**REQUEST**
Write out the entire listing below exactly, with the pictures left out.

Code that draws figures:

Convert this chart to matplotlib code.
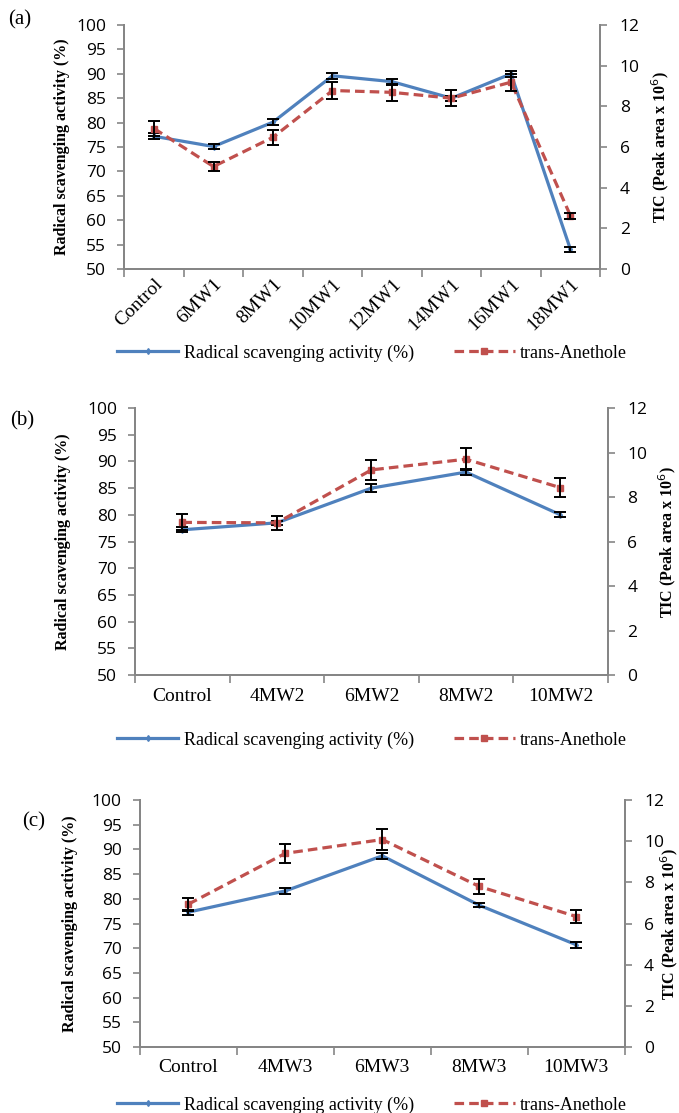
import matplotlib
matplotlib.use("Agg")
import matplotlib.pyplot as plt
import numpy as np

# ---- data ----
cats_a = ["Control", "6MW1", "8MW1", "10MW1", "12MW1", "14MW1", "16MW1", "18MW1"]
rsa_a = [77.2, 75.1, 80.1, 89.6, 88.4, 85.0, 90.0, 54.0]
rsa_err_a = [0.6, 0.5, 0.6, 0.6, 0.6, 0.5, 0.6, 0.5]
tic_a = [6.91, 5.04, 6.48, 8.78, 8.69, 8.40, 9.19, 2.62]
tic_err_a = [0.37, 0.22, 0.36, 0.40, 0.42, 0.40, 0.42, 0.15]

cats_b = ["Control", "4MW2", "6MW2", "8MW2", "10MW2"]
rsa_b = [77.2, 78.5, 85.0, 88.0, 80.0]
rsa_err_b = [0.5, 0.4, 0.7, 0.6, 0.5]
tic_b = [6.86, 6.84, 9.22, 9.70, 8.42]
tic_err_b = [0.36, 0.30, 0.45, 0.50, 0.43]

cats_c = ["Control", "4MW3", "6MW3", "8MW3", "10MW3"]
rsa_c = [77.3, 81.6, 88.7, 78.7, 70.7]
rsa_err_c = [0.5, 0.6, 0.6, 0.4, 0.6]
tic_c = [6.94, 9.41, 10.08, 7.80, 6.34]
tic_err_c = [0.31, 0.46, 0.52, 0.37, 0.31]

left_ticks = list(range(50, 101, 5))
right_ticks = list(range(0, 13, 2))

BLUE = "#4F81BD"
RED = "#C0504D"
GRAY = "#868686"
SERIF = "Liberation Serif"
NUMF = "Open Sans"

fig = plt.figure(figsize=(6.79, 11.13), dpi=100)


def panel(rect, cats, rsa, rsa_err, tic, tic_err, tag, tag_xy, rotate, leg_y,
          lab_x, rlab_x):
    ax = fig.add_axes(rect)
    ax2 = ax.twinx()
    n = len(cats)
    x = np.arange(n) + 0.5

    ax.set_xlim(0, n)
    ax.set_ylim(50, 100)
    ax2.set_ylim(0, 12)
    ax.set_yticks(left_ticks)
    ax2.set_yticks(right_ticks)

    # category ticks at bin edges, labels at centres
    ax.set_xticks(np.arange(n + 1))
    ax.set_xticklabels([])
    ax.set_xticks(x, minor=True)
    if rotate:
        ax.set_xticklabels(cats, minor=True, rotation=45, ha="right",
                           rotation_mode="anchor", family=SERIF, fontsize=14)
        ax.tick_params(axis="x", which="minor", length=0, pad=5)
    else:
        ax.set_xticklabels(cats, minor=True, family=SERIF, fontsize=14)
        ax.tick_params(axis="x", which="minor", length=0, pad=9)
    ax.tick_params(axis="x", which="major", length=6, color=GRAY, width=1.2)

    for a in (ax, ax2):
        a.spines["top"].set_visible(False)
        for s in ("left", "right", "bottom"):
            a.spines[s].set_color(GRAY)
            a.spines[s].set_linewidth(1.4)
    ax.tick_params(axis="y", length=5, color=GRAY, width=1.2, labelsize=12.5, pad=8)
    ax2.tick_params(axis="y", length=5, color=GRAY, width=1.2, labelsize=12.5, pad=9)
    for lab in ax.get_yticklabels() + ax2.get_yticklabels():
        lab.set_family(NUMF)

    ax.set_ylabel("Radical scavenging activity (%)", family=SERIF, fontweight="bold",
                  fontsize=11.5)
    ax2.set_ylabel("TIC (Peak area x 10$^6$)", family=SERIF, fontweight="bold",
                   fontsize=11.5)
    ax.yaxis.set_label_coords(lab_x, 0.5)
    ax2.yaxis.set_label_coords(rlab_x, 0.5)

    l1, = ax.plot(x, rsa, color=BLUE, lw=2.3, marker="d", ms=3, zorder=3,
                  label="Radical scavenging activity (%)")
    ax.errorbar(x, rsa, yerr=rsa_err, fmt="none", ecolor="black", elinewidth=1.4,
                capsize=4, capthick=1.4, zorder=4)
    l2, = ax2.plot(x, tic, color=RED, lw=2.3, ls=(0, (3, 1.6)), marker="s", ms=4.5,
                   zorder=3, label="trans-Anethole")
    ax2.errorbar(x, tic, yerr=tic_err, fmt="none", ecolor="black", elinewidth=1.4,
                 capsize=4, capthick=1.4, zorder=4)

    fig.text(tag_xy[0], tag_xy[1], tag, family=SERIF, fontsize=15, va="center")
    fig.legend([l1, l2], [l1.get_label(), l2.get_label()], loc="center",
               bbox_to_anchor=(0.548, leg_y), ncol=2, frameon=False,
               prop={"family": SERIF, "size": 13}, handlelength=3.4,
               columnspacing=2.2, handletextpad=0.3)
    return ax


panel([0.183, 0.7583, 0.701, 0.2192], cats_a, rsa_a, rsa_err_a, tic_a, tic_err_a,
      "(a)", (0.012, 0.982), True, 1 - 353 / 1113, -0.115, 1.103)
panel([0.199, 0.3935, 0.696, 0.2399], cats_b, rsa_b, rsa_err_b, tic_b, tic_err_b,
      "(b)", (0.015, 0.622), False, 1 - 740 / 1113, -0.135, 1.102)
panel([0.206, 0.0593, 0.714, 0.2219], cats_c, rsa_c, rsa_err_c, tic_c, tic_err_c,
      "(c)", (0.033, 0.262), False, 1 - 1105 / 1113, -0.127, 1.068)

fig.savefig("out.png", dpi=100)
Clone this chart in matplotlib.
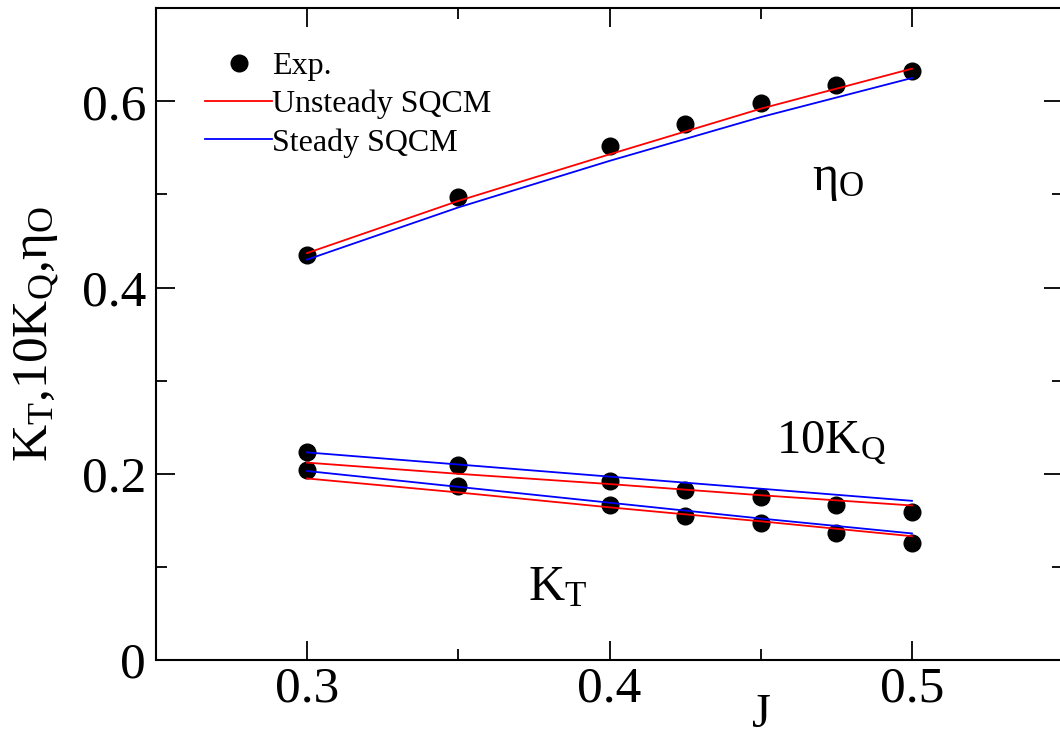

**WORKED ANSWER**
Convert this chart to matplotlib code.
import matplotlib
matplotlib.use("Agg")
import matplotlib.pyplot as plt
import numpy as np

# ---- data ----
cats_a = ["Control", "6MW1", "8MW1", "10MW1", "12MW1", "14MW1", "16MW1", "18MW1"]
rsa_a = [77.2, 75.1, 80.1, 89.6, 88.4, 85.0, 90.0, 54.0]
rsa_err_a = [0.6, 0.5, 0.6, 0.6, 0.6, 0.5, 0.6, 0.5]
tic_a = [6.91, 5.04, 6.48, 8.78, 8.69, 8.40, 9.19, 2.62]
tic_err_a = [0.37, 0.22, 0.36, 0.40, 0.42, 0.40, 0.42, 0.15]

cats_b = ["Control", "4MW2", "6MW2", "8MW2", "10MW2"]
rsa_b = [77.2, 78.5, 85.0, 88.0, 80.0]
rsa_err_b = [0.5, 0.4, 0.7, 0.6, 0.5]
tic_b = [6.86, 6.84, 9.22, 9.70, 8.42]
tic_err_b = [0.36, 0.30, 0.45, 0.50, 0.43]

cats_c = ["Control", "4MW3", "6MW3", "8MW3", "10MW3"]
rsa_c = [77.3, 81.6, 88.7, 78.7, 70.7]
rsa_err_c = [0.5, 0.6, 0.6, 0.4, 0.6]
tic_c = [6.94, 9.41, 10.08, 7.80, 6.34]
tic_err_c = [0.31, 0.46, 0.52, 0.37, 0.31]

left_ticks = list(range(50, 101, 5))
right_ticks = list(range(0, 13, 2))

BLUE = "#4F81BD"
RED = "#C0504D"
GRAY = "#868686"
SERIF = "Liberation Serif"
NUMF = "Open Sans"

fig = plt.figure(figsize=(6.79, 11.13), dpi=100)


def panel(rect, cats, rsa, rsa_err, tic, tic_err, tag, tag_xy, rotate, leg_y,
          lab_x, rlab_x):
    ax = fig.add_axes(rect)
    ax2 = ax.twinx()
    n = len(cats)
    x = np.arange(n) + 0.5

    ax.set_xlim(0, n)
    ax.set_ylim(50, 100)
    ax2.set_ylim(0, 12)
    ax.set_yticks(left_ticks)
    ax2.set_yticks(right_ticks)

    # category ticks at bin edges, labels at centres
    ax.set_xticks(np.arange(n + 1))
    ax.set_xticklabels([])
    ax.set_xticks(x, minor=True)
    if rotate:
        ax.set_xticklabels(cats, minor=True, rotation=45, ha="right",
                           rotation_mode="anchor", family=SERIF, fontsize=14)
        ax.tick_params(axis="x", which="minor", length=0, pad=5)
    else:
        ax.set_xticklabels(cats, minor=True, family=SERIF, fontsize=14)
        ax.tick_params(axis="x", which="minor", length=0, pad=9)
    ax.tick_params(axis="x", which="major", length=6, color=GRAY, width=1.2)

    for a in (ax, ax2):
        a.spines["top"].set_visible(False)
        for s in ("left", "right", "bottom"):
            a.spines[s].set_color(GRAY)
            a.spines[s].set_linewidth(1.4)
    ax.tick_params(axis="y", length=5, color=GRAY, width=1.2, labelsize=12.5, pad=8)
    ax2.tick_params(axis="y", length=5, color=GRAY, width=1.2, labelsize=12.5, pad=9)
    for lab in ax.get_yticklabels() + ax2.get_yticklabels():
        lab.set_family(NUMF)

    ax.set_ylabel("Radical scavenging activity (%)", family=SERIF, fontweight="bold",
                  fontsize=11.5)
    ax2.set_ylabel("TIC (Peak area x 10$^6$)", family=SERIF, fontweight="bold",
                   fontsize=11.5)
    ax.yaxis.set_label_coords(lab_x, 0.5)
    ax2.yaxis.set_label_coords(rlab_x, 0.5)

    l1, = ax.plot(x, rsa, color=BLUE, lw=2.3, marker="d", ms=3, zorder=3,
                  label="Radical scavenging activity (%)")
    ax.errorbar(x, rsa, yerr=rsa_err, fmt="none", ecolor="black", elinewidth=1.4,
                capsize=4, capthick=1.4, zorder=4)
    l2, = ax2.plot(x, tic, color=RED, lw=2.3, ls=(0, (3, 1.6)), marker="s", ms=4.5,
                   zorder=3, label="trans-Anethole")
    ax2.errorbar(x, tic, yerr=tic_err, fmt="none", ecolor="black", elinewidth=1.4,
                 capsize=4, capthick=1.4, zorder=4)

    fig.text(tag_xy[0], tag_xy[1], tag, family=SERIF, fontsize=15, va="center")
    fig.legend([l1, l2], [l1.get_label(), l2.get_label()], loc="center",
               bbox_to_anchor=(0.548, leg_y), ncol=2, frameon=False,
               prop={"family": SERIF, "size": 13}, handlelength=3.4,
               columnspacing=2.2, handletextpad=0.3)
    return ax


panel([0.183, 0.7583, 0.701, 0.2192], cats_a, rsa_a, rsa_err_a, tic_a, tic_err_a,
      "(a)", (0.012, 0.982), True, 1 - 353 / 1113, -0.115, 1.103)
panel([0.199, 0.3935, 0.696, 0.2399], cats_b, rsa_b, rsa_err_b, tic_b, tic_err_b,
      "(b)", (0.015, 0.622), False, 1 - 740 / 1113, -0.135, 1.102)
panel([0.206, 0.0593, 0.714, 0.2219], cats_c, rsa_c, rsa_err_c, tic_c, tic_err_c,
      "(c)", (0.033, 0.262), False, 1 - 1105 / 1113, -0.127, 1.068)

fig.savefig("out.png", dpi=100)
Clone this chart in matplotlib.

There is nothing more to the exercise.